Moreover, the fact that girls are keen to tackle previously male-dominated jobs at Daimler-Benz is not limited solely to Germany. Mercedes-Benz Turkey, for example, is also cooperating with the Turkish organisation CYDD: “The prize-winning training programme “Each girl is a star” is primarily intended to encourage financially disadvantaged young women to find employment in occupations traditionally dominated by men. 850 Turkish women between the ages of 15 and 18 have meanwhile passed through this programme,” stated Daimler’s annual report of 2009.
Shaping a common future
Today Daimler AG offers training in 22 technical and 14 commercial disciplines. The consequences of the sudden drop in the birthrate that came with the introduction of the contraceptive pill are immense: “Demographic transformation presents a challenge to the company,” wrote the Board of Management in its 2009 annu al report. “We have been analysing the effects of demographic developments on workforce capacity and workforce aging at several Group sites, and we have simulated and compared future workforce and capacity requirements. This has enabled us to identify how the workforce will develop over the medium term. We have also been able to evaluate the capacity requirements resulting from this development in terms of the number of employees we will need, the qualifications they must have and an appropriate age structure. We are using these findings to determine which professions should be included in our training portfolio and which policies we need to adopt in relation to continuing education, occupational retraining and recruitment practices.”
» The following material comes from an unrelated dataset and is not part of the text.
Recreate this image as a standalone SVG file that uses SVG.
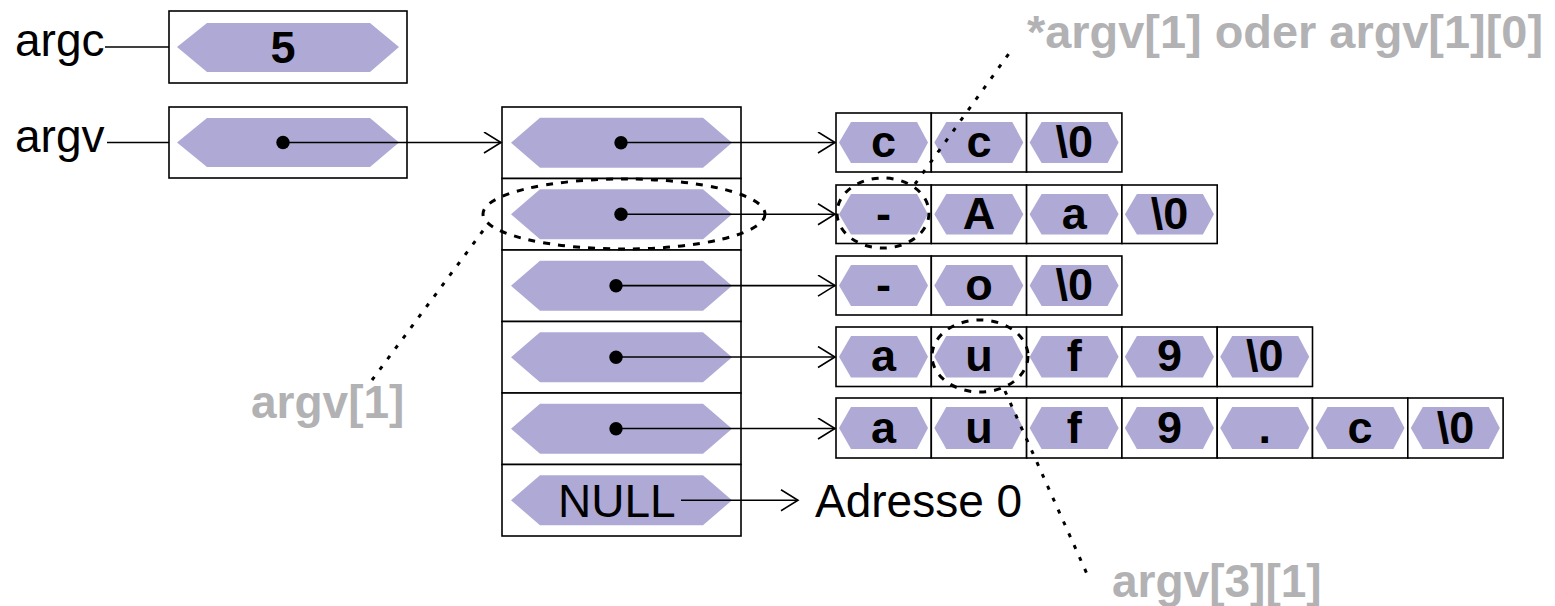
<svg xmlns="http://www.w3.org/2000/svg" width="1555" height="606" viewBox="0 0 1555 606">
<style>
.box{fill:#fff;stroke:#000;stroke-width:1.6}
.hex{fill:#aeaad5;stroke:none}
.lbl{font-family:"Liberation Sans",Arial,sans-serif;font-size:46px;fill:#000}
.ch{font-family:"Liberation Sans",Arial,sans-serif;font-size:45px;font-weight:bold;fill:#000;text-anchor:middle}
.gray{font-family:"Liberation Sans",Arial,sans-serif;font-size:46px;font-weight:bold;fill:#b2b2b4}
.ln{stroke:#000;stroke-width:1.6;fill:none}
.arr{stroke:#000;stroke-width:1.6;fill:none;marker-end:url(#open)}
.dash{stroke:#000;stroke-width:3;fill:none;stroke-dasharray:7 8}
.dotl{stroke:#000;stroke-width:3;fill:none;stroke-dasharray:4 9}
.dot{fill:#000}
</style>
<defs>
<marker id="open" markerUnits="userSpaceOnUse" markerWidth="22" markerHeight="24" refX="18" refY="11" orient="auto">
<path d="M1,0.5 L18,11 L1,21.5" fill="none" stroke="#000" stroke-width="1.6"/>
</marker>
</defs>

<g id="argc">
<text class="lbl" x="15" y="56">argc</text>
<rect class="box" x="169" y="11" width="238" height="72"/>
<polygon class="hex" points="177,47 207,23 370,23 399,47 370,72 207,72"/>
<text class="ch" x="283" y="63" font-size="46">5</text>
</g>

<g id="argv">
<text class="lbl" x="15" y="152">argv</text>
<rect class="box" x="169" y="107" width="238" height="71"/>
<polygon class="hex" points="177,142.5 207,118 370,118 399,142.5 370,167 207,167"/>
<circle class="dot" cx="283" cy="142.5" r="6.7"/>
</g>

<g id="ptr-array">
<g id="ptr0"><rect class="box" x="502" y="107" width="239" height="71.5"/><polygon class="hex" points="511,142.75 540,117.75 703,117.75 732,142.75 703,167.75 540,167.75"/><circle class="dot" cx="621" cy="142.75" r="6.7"/></g>
<g id="ptr1"><rect class="box" x="502" y="178.5" width="239" height="71.5"/><polygon class="hex" points="511,214.25 540,189.25 703,189.25 732,214.25 703,239.25 540,239.25"/><circle class="dot" cx="621" cy="214.25" r="6.7"/></g>
<g id="ptr2"><rect class="box" x="502" y="250" width="239" height="71.5"/><polygon class="hex" points="511,285.75 540,260.75 703,260.75 732,285.75 703,310.75 540,310.75"/><circle class="dot" cx="616" cy="285.75" r="6.7"/></g>
<g id="ptr3"><rect class="box" x="502" y="321.5" width="239" height="71.5"/><polygon class="hex" points="511,357.25 540,332.25 703,332.25 732,357.25 703,382.25 540,382.25"/><circle class="dot" cx="616" cy="357.25" r="6.7"/></g>
<g id="ptr4"><rect class="box" x="502" y="393" width="239" height="71.5"/><polygon class="hex" points="511,428.75 540,403.75 703,403.75 732,428.75 703,453.75 540,453.75"/><circle class="dot" cx="616" cy="428.75" r="6.7"/></g>
<g id="ptr5"><rect class="box" x="502" y="464.5" width="239" height="71.5"/><polygon class="hex" points="511,500.25 540,475.25 703,475.25 732,500.25 703,525.25 540,525.25"/><text class="lbl" x="558" y="517">NULL</text></g>
</g>

<g id="adresse0"><text class="lbl" x="815" y="517">Adresse 0</text></g>

<g id="str0">
<g><rect class="box" x="836" y="113" width="95.3" height="59"/><polygon class="hex" points="839,142.5 851,122 917,122 928,142.5 917,163 851,163"/><text class="ch" x="883.6" y="157">c</text></g>
<g><rect class="box" x="931.3" y="113" width="95.3" height="59"/><polygon class="hex" points="934.3,142.5 946.3,122 1012.3,122 1023.3,142.5 1012.3,163 946.3,163"/><text class="ch" x="978.9" y="157">c</text></g>
<g><rect class="box" x="1026.6" y="113" width="95.3" height="59"/><polygon class="hex" points="1029.6,142.5 1041.6,122 1107.6,122 1118.6,142.5 1107.6,163 1041.6,163"/><text class="ch" x="1074.2" y="157">\0</text></g>
</g>

<g id="str1">
<g><rect class="box" x="836" y="185" width="95.3" height="58.5"/><polygon class="hex" points="839,214.25 851,194 917,194 928,214.25 917,234.5 851,234.5"/><text class="ch" x="883.6" y="229">-</text></g>
<g><rect class="box" x="931.3" y="185" width="95.3" height="58.5"/><polygon class="hex" points="934.3,214.25 946.3,194 1012.3,194 1023.3,214.25 1012.3,234.5 946.3,234.5"/><text class="ch" x="978.9" y="229">A</text></g>
<g><rect class="box" x="1026.6" y="185" width="95.3" height="58.5"/><polygon class="hex" points="1029.6,214.25 1041.6,194 1107.6,194 1118.6,214.25 1107.6,234.5 1041.6,234.5"/><text class="ch" x="1074.2" y="229">a</text></g>
<g><rect class="box" x="1121.9" y="185" width="95.3" height="58.5"/><polygon class="hex" points="1124.9,214.25 1136.9,194 1202.9,194 1213.9,214.25 1202.9,234.5 1136.9,234.5"/><text class="ch" x="1169.5" y="229">\0</text></g>
</g>

<g id="str2">
<g><rect class="box" x="836" y="256" width="95.3" height="59"/><polygon class="hex" points="839,285.5 851,265 917,265 928,285.5 917,306 851,306"/><text class="ch" x="883.6" y="300">-</text></g>
<g><rect class="box" x="931.3" y="256" width="95.3" height="59"/><polygon class="hex" points="934.3,285.5 946.3,265 1012.3,265 1023.3,285.5 1012.3,306 946.3,306"/><text class="ch" x="978.9" y="300">o</text></g>
<g><rect class="box" x="1026.6" y="256" width="95.3" height="59"/><polygon class="hex" points="1029.6,285.5 1041.6,265 1107.6,265 1118.6,285.5 1107.6,306 1041.6,306"/><text class="ch" x="1074.2" y="300">\0</text></g>
</g>

<g id="str3">
<g><rect class="box" x="836" y="327" width="95.3" height="59.5"/><polygon class="hex" points="839,356.75 851,336 917,336 928,356.75 917,377.5 851,377.5"/><text class="ch" x="883.6" y="371">a</text></g>
<g><rect class="box" x="931.3" y="327" width="95.3" height="59.5"/><polygon class="hex" points="934.3,356.75 946.3,336 1012.3,336 1023.3,356.75 1012.3,377.5 946.3,377.5"/><text class="ch" x="978.9" y="371">u</text></g>
<g><rect class="box" x="1026.6" y="327" width="95.3" height="59.5"/><polygon class="hex" points="1029.6,356.75 1041.6,336 1107.6,336 1118.6,356.75 1107.6,377.5 1041.6,377.5"/><text class="ch" x="1074.2" y="371">f</text></g>
<g><rect class="box" x="1121.9" y="327" width="95.3" height="59.5"/><polygon class="hex" points="1124.9,356.75 1136.9,336 1202.9,336 1213.9,356.75 1202.9,377.5 1136.9,377.5"/><text class="ch" x="1169.5" y="371">9</text></g>
<g><rect class="box" x="1217.2" y="327" width="95.3" height="59.5"/><polygon class="hex" points="1220.2,356.75 1232.2,336 1298.2,336 1309.2,356.75 1298.2,377.5 1232.2,377.5"/><text class="ch" x="1264.8" y="371">\0</text></g>
</g>

<g id="str4">
<g><rect class="box" x="836" y="398" width="95.3" height="60"/><polygon class="hex" points="839,428 851,407 917,407 928,428 917,449 851,449"/><text class="ch" x="883.6" y="443">a</text></g>
<g><rect class="box" x="931.3" y="398" width="95.3" height="60"/><polygon class="hex" points="934.3,428 946.3,407 1012.3,407 1023.3,428 1012.3,449 946.3,449"/><text class="ch" x="978.9" y="443">u</text></g>
<g><rect class="box" x="1026.6" y="398" width="95.3" height="60"/><polygon class="hex" points="1029.6,428 1041.6,407 1107.6,407 1118.6,428 1107.6,449 1041.6,449"/><text class="ch" x="1074.2" y="443">f</text></g>
<g><rect class="box" x="1121.9" y="398" width="95.3" height="60"/><polygon class="hex" points="1124.9,428 1136.9,407 1202.9,407 1213.9,428 1202.9,449 1136.9,449"/><text class="ch" x="1169.5" y="443">9</text></g>
<g><rect class="box" x="1217.2" y="398" width="95.3" height="60"/><polygon class="hex" points="1220.2,428 1232.2,407 1298.2,407 1309.2,428 1298.2,449 1232.2,449"/><text class="ch" x="1264.8" y="443">.</text></g>
<g><rect class="box" x="1312.5" y="398" width="95.3" height="60"/><polygon class="hex" points="1315.5,428 1327.5,407 1393.5,407 1404.5,428 1393.5,449 1327.5,449"/><text class="ch" x="1360.1" y="443">c</text></g>
<g><rect class="box" x="1407.8" y="398" width="95.3" height="60"/><polygon class="hex" points="1410.8,428 1422.8,407 1488.8,407 1499.8,428 1488.8,449 1422.8,449"/><text class="ch" x="1455.4" y="443">\0</text></g>
</g>

<g id="connectors">
<line class="ln" x1="105" y1="47" x2="169" y2="47"/>
<line class="ln" x1="107" y1="142.5" x2="169" y2="142.5"/>
<line class="arr" x1="283" y1="142.5" x2="501" y2="142.5"/>
<line class="arr" x1="621" y1="142.5" x2="835" y2="142.5"/>
<line class="arr" x1="621" y1="214.25" x2="835" y2="214.25"/>
<line class="arr" x1="616" y1="285.6" x2="835" y2="285.6"/>
<line class="arr" x1="616" y1="357" x2="835" y2="357"/>
<line class="arr" x1="616" y1="428.5" x2="835" y2="428.5"/>
<line class="arr" x1="681" y1="500.25" x2="798" y2="500.25"/>
</g>

<g id="annotations">
<ellipse class="dash" cx="624" cy="214" rx="141" ry="35"/>
<ellipse class="dash" cx="883" cy="213" rx="46" ry="35"/>
<ellipse class="dash" cx="980" cy="356" rx="48" ry="36"/>
<line class="dotl" x1="372" y1="380" x2="488" y2="224"/>
<line class="dotl" x1="915" y1="184" x2="1013" y2="48"/>
<line class="dotl" x1="1005" y1="391" x2="1087" y2="574"/>
<text class="gray" x="1027" y="48" font-size="47" textLength="516" lengthAdjust="spacingAndGlyphs">*argv[1] oder argv[1][0]</text>
<text class="gray" x="251" y="418">argv[1]</text>
<text class="gray" x="1112" y="597">argv[3][1]</text>
</g>
</svg>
The Board of Management also made it clear that in-house training was a top priority. “We view training and further training as indispensable elements to ensure our company’s long-term business success. At the end of 2009, the Group had 9,151 trainees worldwide. In Germany, we took on 2,341 new trainees in the year under review. Trainees who perform well subsequently receive fair job offers; Daimler hired 89% of its trainees in 2009.”